September 13, 2008
William James
William James wrote a pathbreaking work, The Varieties of Religious Experience (1902), which is one of the reasons I named my Stages course The Various Stages of the Spiritual Experience when I was first developing its nearly 1000 pages of content. Some of the important points James made on this topic are exactly what I’ve been saying all along:
"Religious genius (experience) should be the primary topic in the study of religion, rather than religious institutions—since institutions are merely the social descendant of genius."
In other words, cultivation is what matters. Gong-fu is what matters. Religion is all about teaching you how to cultivate and preserving the means of cultivation so that you can EXPERIENCE gong-fu and spiritual states. If you think it’s about ceremonies, rituals, belief or just study, frankly you’re cheating yourself. That’s just not enough.
"The intense, even pathological varieties of experience (religious or otherwise) should be sought by psychologists, because they represent the closest thing to a microscope of the mind—that is, they show us in drastically enlarged form the normal processes of things."
Just as in science, it is the anomalies that bring forth new principles. It’s the people who actually achieve something ont he spiritual trail whom you should study. You cannot nor should not dismiss them just because they don’t "fit your picture" or notions of how things should be. They are as things are, it’s just you don’t understand yet.

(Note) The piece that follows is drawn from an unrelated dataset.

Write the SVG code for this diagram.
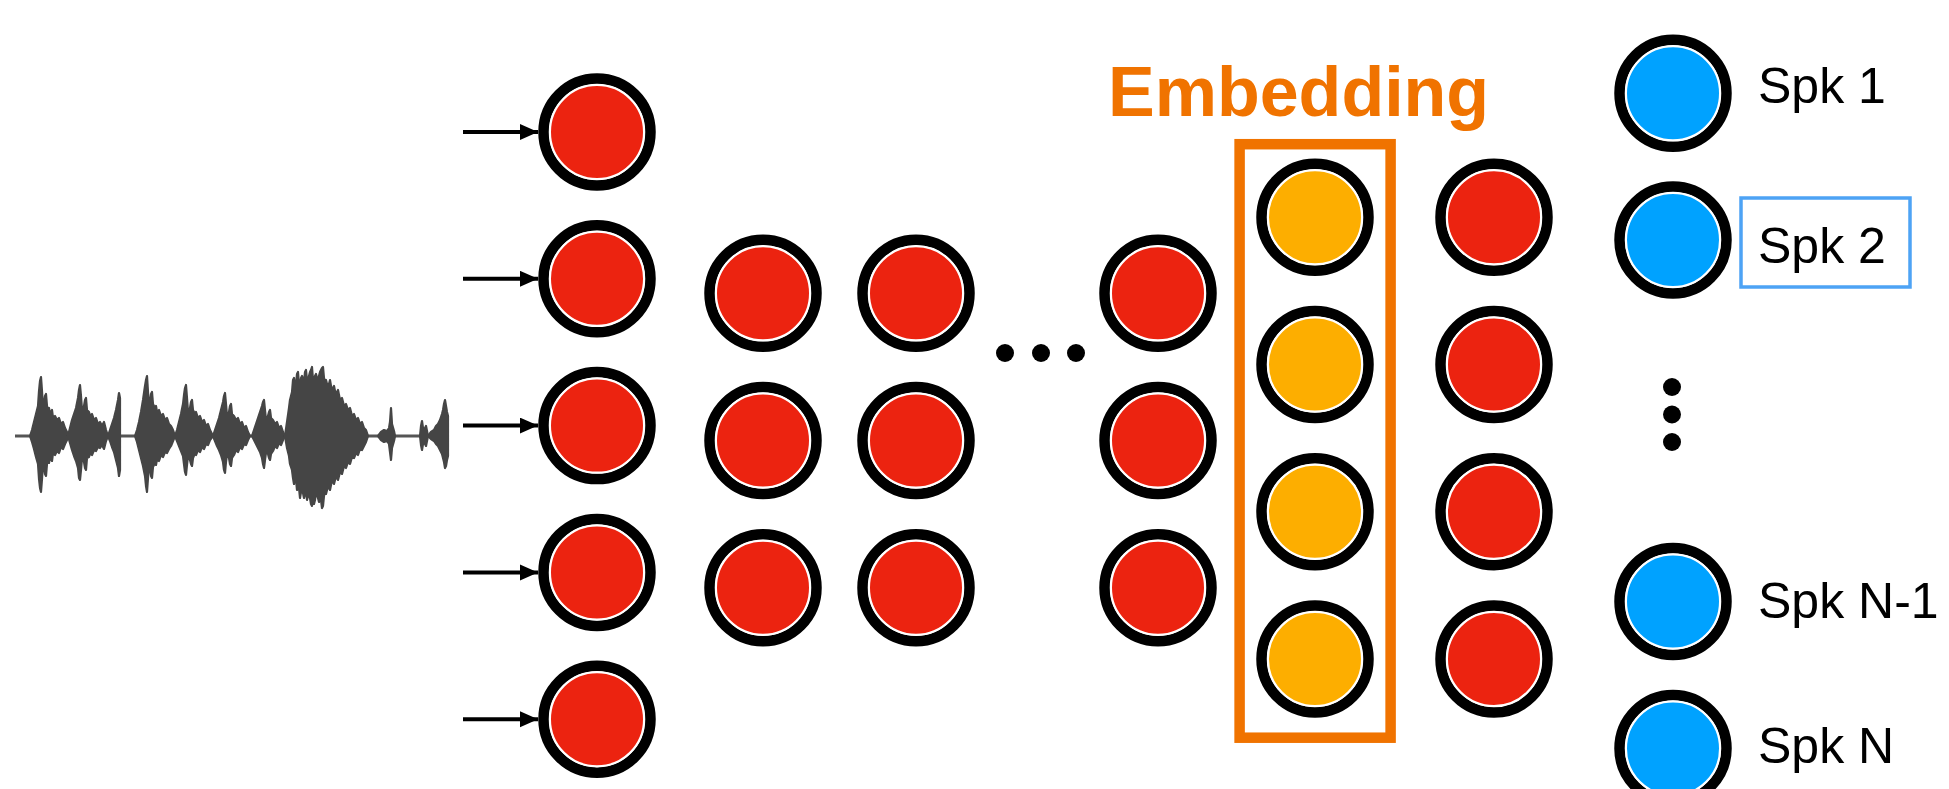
<svg xmlns="http://www.w3.org/2000/svg" width="1949" height="789" viewBox="0 0 1949 789">
<style>
.ring{fill:none;stroke:#000;stroke-width:10.5}
.red{fill:#EC2310;stroke:#fff;stroke-width:2}
.emb{fill:#FDAE00;stroke:#fff;stroke-width:2}
.spk{fill:#00A2FF;stroke:#fff;stroke-width:2}
.wave{fill:#454545;stroke:#454545;stroke-width:2.2;stroke-linejoin:round}
.lbl{font-family:"Liberation Sans",Arial,sans-serif;font-size:50px;fill:#000}
.dot{fill:#000}
.arrow{stroke:#000;stroke-width:4;fill:none;marker-end:url(#ah)}
</style>
<defs>
<marker id="ah" markerUnits="userSpaceOnUse" markerWidth="20" markerHeight="18" refX="18" refY="8" orient="auto">
<path d="M0,0 L18,8 L0,16 Z" fill="#000"/>
</marker>
<filter id="soft" x="-5%" y="-5%" width="110%" height="110%"><feGaussianBlur stdDeviation="0.5"/></filter>
</defs>
<rect width="1949" height="789" fill="#fff"/>

<g id="waveform" filter="url(#soft)">
<line x1="15" y1="436" x2="448" y2="436" stroke="#555" stroke-width="3"/>
<path class="wave" d="M30,436 L32,430 34,422 36,414 38,406 39,391 40,381 41,377 42,391 43,408 44,404 45,396 46,394 47,406 48,410 49,408 50,414 52,410 53,418 55,416 57,420 59,418 61,424 63,422 65,428 67,432 68,436 L67,440 65,444 63,449 61,447 59,453 57,451 55,455 53,453 52,461 50,457 49,463 48,461 47,464 46,476 45,474 44,466 43,463 42,479 41,492 40,488 39,479 38,464 36,457 34,449 32,442 Z"/>
<path class="wave" d="M68,436 L70,428 72,420 74,414 76,408 78,398 79,390 80,385 81,396 82,410 84,406 85,400 86,398 87,410 89,412 90,416 92,414 94,420 96,418 98,424 100,422 102,426 104,422 106,430 108,436 L106,441 104,449 102,445 100,448 98,447 96,451 94,450 92,455 90,453 89,457 87,458 86,470 85,468 84,462 82,458 81,470 80,480 79,478 78,468 76,461 74,456 72,450 70,443 Z"/>
<path class="wave" d="M108,436 L110,430 112,424 114,418 116,410 118,400 119,393 120,398 L120,470 119,476 118,468 116,460 114,452 112,447 110,441 Z"/>
<path class="wave" d="M135,436 L137,430 139,422 141,412 143,400 145,386 146,380 147,376 148,392 149,408 150,402 151,394 152,392 153,404 155,408 156,406 157,412 159,410 161,416 163,414 165,420 167,418 169,424 171,426 173,430 175,436 L173,441 171,446 169,449 167,453 165,452 163,457 161,455 159,461 157,459 156,465 155,463 153,467 152,478 151,476 150,469 149,462 148,478 147,492 146,486 145,476 143,466 141,458 139,450 137,442 Z"/>
<path class="wave" d="M175,436 L177,430 179,422 181,414 183,404 184,395 185,388 186,385 187,398 188,412 190,408 191,402 192,400 193,410 195,414 196,412 198,418 200,416 202,422 204,420 206,426 208,424 210,430 213,436 L210,440 208,445 206,444 204,449 202,447 200,452 198,450 196,455 195,453 193,458 192,466 191,464 190,460 188,456 187,465 186,475 185,472 184,464 183,456 181,451 179,446 177,441 Z"/>
<path class="wave" d="M213,436 L215,430 217,424 219,418 221,410 223,402 224,396 225,393 226,404 227,416 229,412 230,406 231,404 232,414 234,416 236,420 238,418 240,424 242,422 244,428 246,426 248,432 250,436 L248,440 246,445 244,444 242,449 240,447 238,452 236,450 234,455 232,458 231,466 230,464 229,458 227,454 226,462 225,473 224,470 223,462 221,455 219,450 217,446 215,441 Z"/>
<path class="wave" d="M252,436 L254,430 256,424 258,418 260,412 262,406 263,402 264,400 265,410 266,420 268,416 269,412 270,410 271,418 273,420 275,424 277,422 279,428 281,426 283,432 285,436 L283,440 281,445 279,443 277,448 275,446 273,451 271,454 270,460 269,458 268,454 266,452 265,460 264,468 263,464 262,458 260,452 258,448 256,444 254,440 Z"/>
<path class="wave" d="M285,436 L287,422 289,408 290,400 292,392 293,380 294,378 295,388 296,384 297,374 298,372 299,384 300,388 301,378 302,376 304,382 305,372 306,370 307,380 308,384 309,376 310,372 311,370 312,367 313,380 314,382 315,376 316,374 318,382 319,376 320,372 321,370 322,368 323,367 324,378 325,382 326,380 328,388 329,384 330,380 332,392 333,388 334,386 336,396 337,392 338,390 340,400 342,398 344,406 346,404 348,410 350,408 352,416 354,414 356,420 358,418 360,424 362,422 364,428 366,430 368,436 L366,442 364,446 362,450 360,449 358,455 356,453 354,458 352,457 350,464 348,462 346,468 344,466 342,474 340,472 338,480 337,478 336,476 334,484 333,482 332,480 330,490 329,488 328,486 326,494 325,492 324,496 323,506 322,508 321,500 320,496 319,502 318,498 316,492 315,500 314,504 313,496 312,506 311,504 310,498 309,492 308,496 307,500 306,490 305,494 304,498 302,488 301,492 300,498 299,488 298,484 297,490 296,480 295,476 294,484 293,478 292,470 290,464 289,456 287,448 Z"/>
<path class="wave" d="M378,436 L381,432 384,430 387,431 389,428 390,422 391,408 392,424 394,431 395,436 L394,441 392,448 391,460 390,452 389,444 387,441 384,442 381,440 Z"/>
<path class="wave" d="M420,436 L421,426 422,421 423,428 424,430 425,428 426,426 427,431 428,436 L427,441 426,446 425,444 424,442 423,444 422,450 421,445 Z"/>
<path class="wave" d="M428,436 L431,432 434,430 436,426 438,424 440,420 442,414 443,410 444,404 445,400 446,406 447,412 448,416 L448,456 447,460 446,466 445,468 444,462 443,458 442,454 440,450 438,446 436,444 434,441 431,439 Z"/>
</g>

<g id="connectors">
<line class="arrow" x1="463" y1="132" x2="538" y2="132"/>
<line class="arrow" x1="463" y1="278.8" x2="538" y2="278.8"/>
<line class="arrow" x1="463" y1="425.6" x2="538" y2="425.6"/>
<line class="arrow" x1="463" y1="572.4" x2="538" y2="572.4"/>
<line class="arrow" x1="463" y1="719.2" x2="538" y2="719.2"/>
</g>

<g id="input-1"><circle class="ring" cx="597" cy="132" r="53.5"/><circle class="red" cx="597" cy="132" r="47"/></g>
<g id="input-2"><circle class="ring" cx="597" cy="278.8" r="53.5"/><circle class="red" cx="597" cy="278.8" r="47"/></g>
<g id="input-3"><circle class="ring" cx="597" cy="425.6" r="53.5"/><circle class="red" cx="597" cy="425.6" r="47"/></g>
<g id="input-4"><circle class="ring" cx="597" cy="572.4" r="53.5"/><circle class="red" cx="597" cy="572.4" r="47"/></g>
<g id="input-5"><circle class="ring" cx="597" cy="719.2" r="53.5"/><circle class="red" cx="597" cy="719.2" r="47"/></g>

<g id="hidden1-1"><circle class="ring" cx="763" cy="293.3" r="53.5"/><circle class="red" cx="763" cy="293.3" r="47"/></g>
<g id="hidden1-2"><circle class="ring" cx="763" cy="440.5" r="53.5"/><circle class="red" cx="763" cy="440.5" r="47"/></g>
<g id="hidden1-3"><circle class="ring" cx="763" cy="587.7" r="53.5"/><circle class="red" cx="763" cy="587.7" r="47"/></g>

<g id="hidden2-1"><circle class="ring" cx="916" cy="293.3" r="53.5"/><circle class="red" cx="916" cy="293.3" r="47"/></g>
<g id="hidden2-2"><circle class="ring" cx="916" cy="440.5" r="53.5"/><circle class="red" cx="916" cy="440.5" r="47"/></g>
<g id="hidden2-3"><circle class="ring" cx="916" cy="587.7" r="53.5"/><circle class="red" cx="916" cy="587.7" r="47"/></g>

<g id="ellipsis-h">
<circle class="dot" cx="1005" cy="353" r="9"/>
<circle class="dot" cx="1041" cy="353" r="9"/>
<circle class="dot" cx="1076" cy="353" r="9"/>
</g>

<g id="hidden3-1"><circle class="ring" cx="1158" cy="293.3" r="53.5"/><circle class="red" cx="1158" cy="293.3" r="47"/></g>
<g id="hidden3-2"><circle class="ring" cx="1158" cy="440.5" r="53.5"/><circle class="red" cx="1158" cy="440.5" r="47"/></g>
<g id="hidden3-3"><circle class="ring" cx="1158" cy="587.7" r="53.5"/><circle class="red" cx="1158" cy="587.7" r="47"/></g>

<g id="embedding">
<text x="1108" y="116" font-family="'Liberation Sans',Arial,sans-serif" font-size="70" font-weight="bold" fill="#F07300">Embedding</text>
<rect x="1239.6" y="144.2" width="151" height="593.5" fill="none" stroke="#F07300" stroke-width="10.5"/>
</g>
<g id="emb-1"><circle class="ring" cx="1315" cy="217.3" r="53.5"/><circle class="emb" cx="1315" cy="217.3" r="47"/></g>
<g id="emb-2"><circle class="ring" cx="1315" cy="364.5" r="53.5"/><circle class="emb" cx="1315" cy="364.5" r="47"/></g>
<g id="emb-3"><circle class="ring" cx="1315" cy="511.7" r="53.5"/><circle class="emb" cx="1315" cy="511.7" r="47"/></g>
<g id="emb-4"><circle class="ring" cx="1315" cy="659" r="53.5"/><circle class="emb" cx="1315" cy="659" r="47"/></g>

<g id="out-1"><circle class="ring" cx="1494" cy="217.3" r="53.5"/><circle class="red" cx="1494" cy="217.3" r="47"/></g>
<g id="out-2"><circle class="ring" cx="1494" cy="364.5" r="53.5"/><circle class="red" cx="1494" cy="364.5" r="47"/></g>
<g id="out-3"><circle class="ring" cx="1494" cy="511.7" r="53.5"/><circle class="red" cx="1494" cy="511.7" r="47"/></g>
<g id="out-4"><circle class="ring" cx="1494" cy="659" r="53.5"/><circle class="red" cx="1494" cy="659" r="47"/></g>

<g id="spk-1"><circle class="ring" cx="1673" cy="93.3" r="53.5"/><circle class="spk" cx="1673" cy="93.3" r="47"/><text class="lbl" x="1758" y="103.3">Spk 1</text></g>
<g id="spk-2"><circle class="ring" cx="1673" cy="240" r="53.5"/><circle class="spk" cx="1673" cy="240" r="47"/><rect x="1741" y="198" width="169" height="89" fill="none" stroke="#4DA3F5" stroke-width="3.5"/><text class="lbl" x="1758" y="263.3">Spk 2</text></g>
<g id="ellipsis-v">
<circle class="dot" cx="1672" cy="387" r="9"/>
<circle class="dot" cx="1672" cy="414.5" r="9"/>
<circle class="dot" cx="1672" cy="442" r="9"/>
</g>
<g id="spk-n-1"><circle class="ring" cx="1673" cy="601.5" r="53.5"/><circle class="spk" cx="1673" cy="601.5" r="47"/><text class="lbl" x="1758" y="618.3">Spk N-1</text></g>
<g id="spk-n"><circle class="ring" cx="1673" cy="748.5" r="53.5"/><circle class="spk" cx="1673" cy="748.5" r="47"/><text class="lbl" x="1758" y="763.3">Spk N</text></g>
</svg>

Because so few people cultivate, so few reach stages of gong-fu. But gong-fu is the true state of affairs. It is the gong-fu of advanced practitioners we should study, especially the same gong-fu that appears across religions. This is something I always emphasize. Lift weights in China, Africa, Israel, Russia or anywhere else and your muscles will get bigger. It’s a law or principlethat holds regardless of your sex, race, country, religion. The result is non-denominational. Cultivate correctly and you’ll get the first dhyana samadhi and experience similar gong-fu. It’s the same common principle regardless of your religion. This is what spiritual striving is all about.